Patrick Warrington, technical director for Calrec Audio, which recently announced its adoption of AES67-compliant RAVENNA, is not concerned about large enterprises. “It’s the smaller organizations where maybe they don’t have full-time IT departments. Are they going to be able to install an infrastructure and know enough to be able to make it cope with perhaps unpredictable demands?”

But as Greg Shay, chief science officer for Telos Alliance, pointed out, there is already an experienced, established AoIP user base. “Even though AES67 is relatively new, just coming out this year, it’s important to realize that it’s based on the same audio-over-IP techniques that, for instance, we’ve been using in the radio industry with Livewire [Axia’s network system] for over 10 years. We’re up over 6,000 studios, live on the air.

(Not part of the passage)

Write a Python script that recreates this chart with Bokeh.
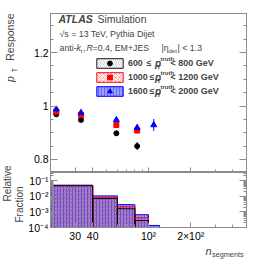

So don’t think for a minute that AES67 is somehow new or inherently not proven.”

“One of the requirements was that this works through standard Ethernet switches that you can buy,” commented Kevin Gross, X192 (the AES task group that developed AES67) committee chairman, independent engineering consultant and inventor of CobraNet. “We could have invented something new that worked through standard switches, but we also wanted to use the standard protocols.”

As noted by Lee Ellison, CEO of Audinate, by incorporating existing standards into AES67, the X192 working group instinctively fell into line with MIT professor John Sowa’s Law of Standards. “It says whenever an organization develops a new standard from scratch, the end result is that they have to go back and simplify using existing standards,” said Ellison.

Axia also took a standards-based path, said Shay. “It really goes back to the choices we made with Livewire over 10 years ago to pick standards, just like we did for AES67; we landed on a lot of the same things. It was an advantage of being part of [X192] that we were able to participate and not have it end up being too radically divergent.”

AES67 certainly appears to have plenty of momentum. “We’ve seen this standard become ratified in pretty much lightning speed by AES standards. It took two years—unheard of!” said Warrington.

In February, Audinate announced plans to offer AES67 support in Dante “within 12 months.” Then, in March, QSC Audio announced that the latest Q-Sys network audio platform software release meets AES67 network clock and audio packet delivery standards and that all future Q-Sys software releases will be fully compliant with AES67.

“I don’t think the challenges of interoperability are that great,” said Ellison. “For us to do firmware updates of FPGAs is pretty straightforward.”

For audio equipment manufacturers the ability to easily interconnect and communicate with other manufacturers’ products, versus existing within a silo, makes sound business sense. Said Shay, “We had to decide what is more valuable to us in the long term—to be a part of the greater whole or to have this carved-out niche. We knew that the greater value was to be interoperable.”

Audinate, by signing up over 140 Dante licensees, has helped lead the audio industry’s adoption of AoIP.

Audinate believes in Metcalfe’s Law, said Ellison. Also known as the network effect, it states that a network’s value is proportional to the square of the number of nodes on the network; the more users there are, the more valuable the device becomes to each owner. “By adding AES67, we will be able to connect with a larger eco-system. We think that makes the market bigger.”

There is still work to be done, observed Krückels. AES67 may enable devices to connect, “But it doesn’t give us the usability for the operator in day-to-day work. We now have to have a management software.”

But fundamentally, and most importantly, “What use is an interoperability standard if you don’t have lots of products to interoperate with?” asked Warrington. “So you need to have a lot of companies signing up for this.”